MATERIAL SHOWN
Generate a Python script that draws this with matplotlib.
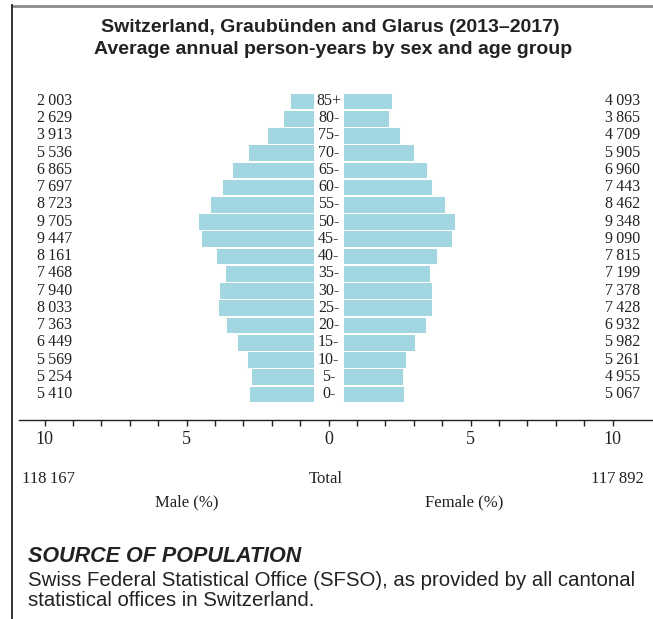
'''
Population pyramid: Switzerland, Graubuenden and Glarus (2013-2017).
'''

import matplotlib.pyplot as plt
import numpy as np
from matplotlib.lines import Line2D

# Age groups from oldest (top) to youngest (bottom)
age_groups = ['85+', '80-', '75-', '70-', '65-', '60-', '55-', '50-', '45-',
              '40-', '35-', '30-', '25-', '20-', '15-', '10-', '5-', '0-']

# Average annual person-years
male_counts = [2003, 2629, 3913, 5536, 6865, 7697, 8723, 9705, 9447,
               8161, 7468, 7940, 8033, 7363, 6449, 5569, 5254, 5410]
female_counts = [4093, 3865, 4709, 5905, 6960, 7443, 8462, 9348, 9090,
                 7815, 7199, 7378, 7428, 6932, 5982, 5261, 4955, 5067]

male_total = 118167
female_total = 117892

tick_values = [-10, -5, 0, 5, 10]
tick_labels = ['10', '5', '0', '5', '10']

BAR_COLOR = '#a2d7e2'
TEXT_COLOR = '#222222'
SERIF = ['Liberation Serif', 'DejaVu Serif']
SANS = ['Liberation Sans', 'DejaVu Sans']


def fmt(n):
    return f'{n:,}'.replace(',', '\u2009')


def main() -> None:
    W, H = 653, 619
    fig = plt.figure(figsize=(W / 100, H / 100), dpi=100)

    # Axes geometry in pixels
    ax_left, ax_right = 19, 653
    ax_top, ax_bottom = 85, 420
    ax = fig.add_axes([ax_left / W, 1 - ax_bottom / H,
                       (ax_right - ax_left) / W, (ax_bottom - ax_top) / H])

    grand_total = male_total + female_total
    male_pct = np.array(male_counts) / grand_total * 100
    female_pct = np.array(female_counts) / grand_total * 100

    y = np.arange(len(age_groups))[::-1]
    offset = 0.5

    ax.barh(y, -male_pct, left=-offset, height=0.97, color=BAR_COLOR,
            edgecolor='white', linewidth=0.7)
    ax.barh(y, female_pct, left=offset, height=0.97, color=BAR_COLOR,
            edgecolor='white', linewidth=0.7)

    # Labels: age groups in the middle, counts at the sides
    for yi, age, m, f in zip(y, age_groups, male_counts, female_counts):
        ax.text(0, yi, age, ha='center', va='center', fontsize=11.5,
                family=SERIF, color=TEXT_COLOR)
        ax.text(-9.04, yi, fmt(m), ha='right', va='center', fontsize=11.5,
                family=SERIF, color=TEXT_COLOR)
        ax.text(10.96, yi, fmt(f), ha='right', va='center', fontsize=11.5,
                family=SERIF, color=TEXT_COLOR)

    # Scale: 28.4 px per unit, zero at 328.7 px
    px_per_unit = 28.4
    zero_px = 328.7
    ax.set_xlim((ax_left - zero_px) / px_per_unit,
                (ax_right - zero_px) / px_per_unit)
    row_px = 17.24
    y0_px = 394
    ax.set_ylim((y0_px - ax_bottom) / row_px, (y0_px - ax_top) / row_px)

    for side in ['top', 'right', 'left']:
        ax.spines[side].set_visible(False)
    ax.spines['bottom'].set_color(TEXT_COLOR)
    ax.spines['bottom'].set_linewidth(1.0)
    ax.set_yticks([])
    ax.set_xticks(tick_values)
    ax.set_xticklabels(tick_labels, family=SERIF, fontsize=13,
                       color=TEXT_COLOR)
    ax.set_xticks(np.arange(-10, 11), minor=True)
    ax.tick_params(axis='x', which='both', length=4, width=1,
                   color=TEXT_COLOR, pad=4)

    # Totals and axis captions
    fig.text(22 / W, 1 - 479 / H, fmt(male_total), ha='left', va='center',
             fontsize=12, family=SERIF, color=TEXT_COLOR)
    fig.text(326 / W, 1 - 479 / H, 'Total', ha='center', va='center',
             fontsize=12, family=SERIF, color=TEXT_COLOR)
    fig.text(644 / W, 1 - 479 / H, fmt(female_total), ha='right',
             va='center', fontsize=12, family=SERIF, color=TEXT_COLOR)
    fig.text(187 / W, 1 - 502 / H, 'Male (%)', ha='center', va='center',
             fontsize=12, family=SERIF, color=TEXT_COLOR)
    fig.text(464 / W, 1 - 502 / H, 'Female (%)', ha='center', va='center',
             fontsize=12, family=SERIF, color=TEXT_COLOR)

    # Title
    fig.text(330 / W, 1 - 27 / H,
             'Switzerland, Graubünden and Glarus (2013\u20132017)',
             ha='center', va='center', fontsize=14, fontweight='bold',
             family=SANS, color=TEXT_COLOR)
    fig.text(333 / W, 1 - 50 / H,
             'Average annual person-years by sex and age group',
             ha='center', va='center', fontsize=14, fontweight='bold',
             family=SANS, color=TEXT_COLOR)

    # Source note
    fig.text(28 / W, 1 - 557 / H, 'SOURCE OF POPULATION', ha='left',
             va='center', fontsize=15.5, fontweight='bold', style='italic',
             family=SANS, color=TEXT_COLOR)
    fig.text(28 / W, 1 - 580 / H,
             'Swiss Federal Statistical Office (SFSO), as provided by all '
             'cantonal', ha='left', va='center', fontsize=14.7,
             family=SANS, color=TEXT_COLOR)
    fig.text(28 / W, 1 - 601 / H, 'statistical offices in Switzerland.',
             ha='left', va='center', fontsize=14.7, family=SANS,
             color=TEXT_COLOR)

    # Frame: grey top rule and black left rule
    fig.add_artist(Line2D([12 / W, 1], [1 - 6 / H, 1 - 6 / H],
                          color='#8c8c8c', linewidth=2))
    fig.add_artist(Line2D([12 / W, 12 / W], [1 - 5 / H, 0],
                          color=TEXT_COLOR, linewidth=1.3))

    fig.savefig('out.png', dpi=100)
    plt.close(fig)


if __name__ == '__main__':
    main()
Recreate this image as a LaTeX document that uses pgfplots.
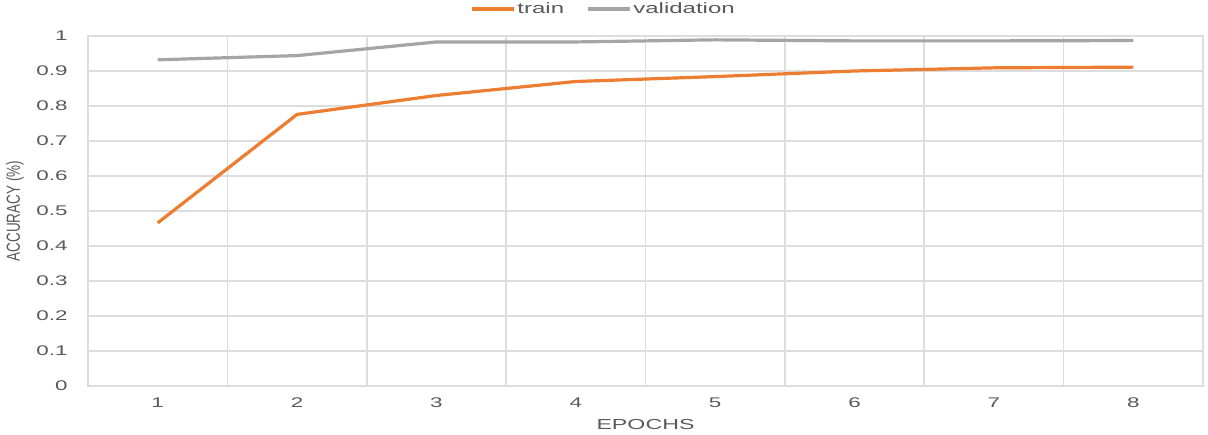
\documentclass[border=0pt]{standalone}
\usepackage{fontspec}
\setmainfont[FakeStretch=1.6]{Liberation Sans}
\newfontfamily\plainsans{Liberation Sans}
\usepackage{pgfplots}
\pgfplotsset{compat=1.18}
\definecolor{trainorange}{HTML}{ED7D31}
\definecolor{valgray}{HTML}{A5A5A5}
\definecolor{gridgray}{HTML}{DDDDDD}
\definecolor{textgray}{HTML}{595959}

\begin{document}
\begin{tikzpicture}
\begin{axis}[
  scale only axis,
  width=1115pt, height=350pt,
  xmin=0.5, xmax=8.5,
  ymin=0, ymax=1,
  xtick={1,2,3,4,5,6,7,8},
  ytick={0,0.1,0.2,0.3,0.4,0.5,0.6,0.7,0.8,0.9,1},
  minor xtick={1.5,2.5,3.5,4.5,5.5,6.5,7.5},
  major tick length=0pt, minor tick length=0pt,
  ymajorgrids=true, xminorgrids=true,
  grid style={gridgray, line width=1.6pt},
  minor grid style={gridgray, line width=1.6pt},
  axis line style={gridgray, line width=1.6pt},
  /pgf/number format/assume math mode=true,
  yticklabel style={/pgf/number format/fixed, /pgf/number format/precision=1,
                    font=\fontsize{14}{16}\selectfont, text=textgray, xshift=-17pt},
  xticklabel style={font=\fontsize{14}{16}\selectfont, text=textgray, yshift=-8pt},
  xlabel={EPOCHS},
  xlabel style={at={(axis description cs:0.5,0)}, anchor=center, yshift=-39pt,
                font=\fontsize{14.5}{16}\selectfont, text=textgray},
  ylabel={\plainsans\scalebox{1}[1.4]{ACCURACY (\%)}},
  ylabel style={at={(axis description cs:0,0.5)}, anchor=center,
                yshift=73pt, font=\fontsize{13.5}{15}\selectfont, text=textgray},
  legend columns=2,
  legend style={at={(axis description cs:0.5,1)}, anchor=center,
                xshift=-42pt, yshift=27pt, draw=none, fill=none,
                font=\fontsize{15}{17}\selectfont, text=textgray,
                /tikz/every even column/.append style={column sep=20pt}},
  legend image code/.code={\draw[#1] (0pt,0pt) -- (42pt,0pt);},
]
\addplot[trainorange, line width=3.2pt] coordinates {
  (1,0.466) (2,0.776) (3,0.830) (4,0.870) (5,0.884) (6,0.900) (7,0.909) (8,0.911)
};
\addlegendentry{train}
\addplot[valgray, line width=3.2pt] coordinates {
  (1,0.932) (2,0.944) (3,0.983) (4,0.983) (5,0.989) (6,0.986) (7,0.986) (8,0.987)
};
\addlegendentry{validation}
\end{axis}
\pgfresetboundingbox
\path[use as bounding box] ([xshift=-88pt,yshift=-49pt]current axis.south west)
  rectangle ([xshift=5pt,yshift=36pt]current axis.north east);
\end{tikzpicture}
\end{document}
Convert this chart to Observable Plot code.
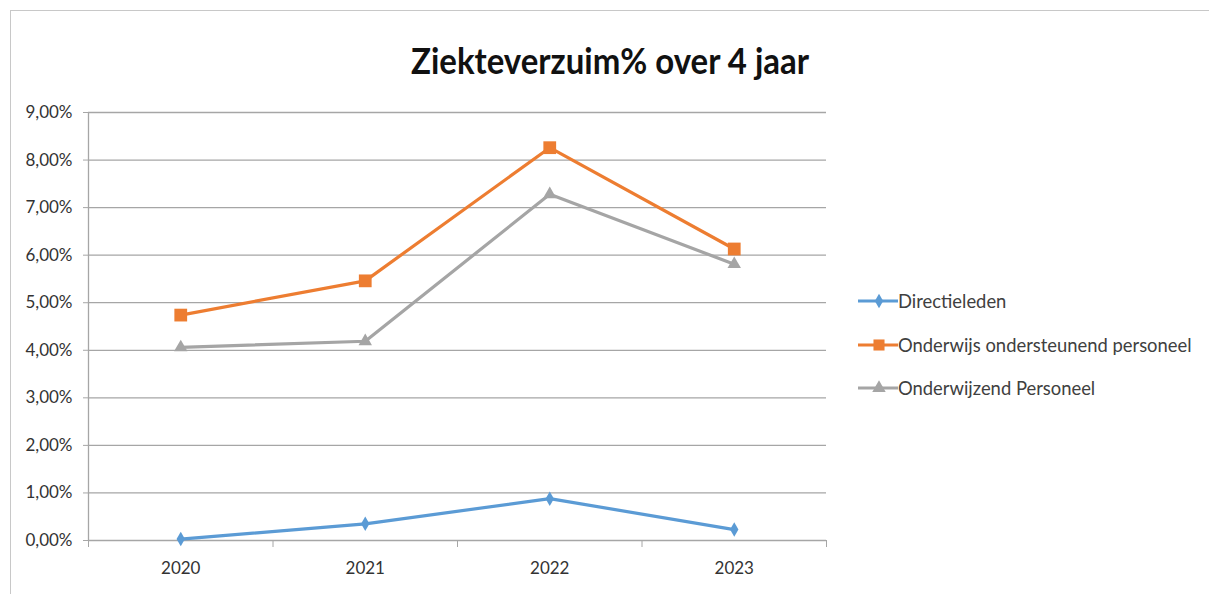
<!DOCTYPE html>
<html>
<head>
<meta charset="utf-8">
<script src="https://cdn.jsdelivr.net/npm/d3@7"></script>
<script src="https://cdn.jsdelivr.net/npm/@observablehq/plot@0.6"></script>
<style>
  body { margin: 0; background: #fff; }
  #wrap { position: relative; width: 1209px; height: 594px; overflow: hidden; font-family: Lato, "Open Sans", sans-serif; }
  #frame { position: absolute; left: 10px; top: 10px; width: 1250px; height: 650px; border: 1px solid #c8c8c8; box-sizing: border-box; }
  #chart { position: absolute; left: 0; top: 0; }
  #title { position: absolute; left: 0; top: 0; }
  .leg { position: absolute; left: 856px; height: 24px; display: flex; align-items: center; font-size: 18.4px; color: #404040; white-space: nowrap; }
</style>
</head>
<body>
<div id="wrap">
  <div id="frame"></div>
  <div id="chart"></div>
  <svg id="title" width="1209" height="100">
    <text x="610" y="74" text-anchor="middle" font-family="Lato, sans-serif" font-weight="bold" font-size="37" fill="#111" textLength="398" lengthAdjust="spacingAndGlyphs">Ziekteverzuim% over 4 jaar</text>
  </svg>
  <div id="legend"></div>
</div>
<script>
const years = ["2020", "2021", "2022", "2023"];
const seriesNames = ["Directieleden", "Onderwijs ondersteunend personeel", "Onderwijzend Personeel"];
const directieleden = [0.0003, 0.0035, 0.0088, 0.0023];
const ondersteunend = [0.0474, 0.0546, 0.0826, 0.0613];
const onderwijzend = [0.0406, 0.0419, 0.0728, 0.0581];
const yTicks = [0, 0.01, 0.02, 0.03, 0.04, 0.05, 0.06, 0.07, 0.08, 0.09];
const colors = ["#5b9bd5", "#ed7d31", "#a5a5a5"];
const symbols = ["diamond", "square", "triangle"];
const radii = [4.4, 7.2, 5];

const seriesValues = [directieleden, ondersteunend, onderwijzend];
const data = [];
seriesValues.forEach((vals, s) => vals.forEach((v, i) => data.push({series: seriesNames[s], idx: i + 1, year: years[i], value: v})));

const xPos = years.map((d, i) => i + 1);
const xBounds = d3.range(years.length + 1).map(i => i + 0.5);
const fmt = d => (d * 100).toFixed(2).replace(".", ",") + "%";
const grid = "#a6a6a6";

const marks = [
  Plot.gridY(yTicks, {stroke: grid, strokeOpacity: 1, strokeWidth: 1.3}),
  Plot.ruleX([0.5], {y1: 0, y2: 0.09, stroke: grid, strokeWidth: 1.3}),
  Plot.axisY({ticks: yTicks, tickFormat: fmt, tickSize: 5, tickPadding: 11, stroke: grid, fill: "#333", fontSize: 17, label: null}),
  Plot.axisX({ticks: xBounds, tickFormat: () => "", tickSize: 7, stroke: grid, label: null}),
  Plot.axisX({ticks: xPos, tickFormat: i => years[i - 1], tickSize: 0, tickPadding: 21, fill: "#333", fontSize: 17, label: null})
];
seriesNames.forEach((name, s) => {
  const d = data.filter(r => r.series === name);
  marks.push(Plot.line(d, {x: "idx", y: "value", stroke: colors[s], strokeWidth: 3.2}));
  marks.push(Plot.dot(d, {x: "idx", y: "value", fill: colors[s], symbol: () => symbols[s], r: radii[s]}));
});

const chart = Plot.plot({
  width: 1209,
  height: 594,
  marginLeft: 88,
  marginRight: 383,
  marginTop: 112,
  marginBottom: 54,
  style: {fontFamily: "Lato, 'Open Sans', sans-serif", fontSize: "17px", color: "#333", background: "transparent"},
  x: {type: "linear", domain: [0.5, years.length + 0.5], axis: null},
  y: {domain: [0, 0.09], axis: null},
  symbol: {type: "identity"},
  marks
});
document.getElementById("chart").appendChild(chart);

// legend
const legendTops = [289, 333, 376];
const legend = document.getElementById("legend");
seriesNames.forEach((name, s) => {
  const row = document.createElement("div");
  row.className = "leg";
  row.style.top = legendTops[s] + "px";
  const sym = d3.symbol(s === 0 ? d3.symbolDiamond : s === 1 ? d3.symbolSquare : d3.symbolTriangle, Math.PI * radii[s] * radii[s] * (s === 1 ? 0.75 : 1))();
  row.innerHTML = `<svg width="42" height="24"><line x1="2" x2="42" y1="12" y2="12" stroke="${colors[s]}" stroke-width="3"/><path d="${sym}" transform="translate(23,12)" fill="${colors[s]}"/></svg><span>${name}</span>`;
  legend.appendChild(row);
});
</script>
</body>
</html>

AIM
Each line of the material that holds the string "matplotlib" counts once; give the total alone.

COMPLETE OUTPUT
3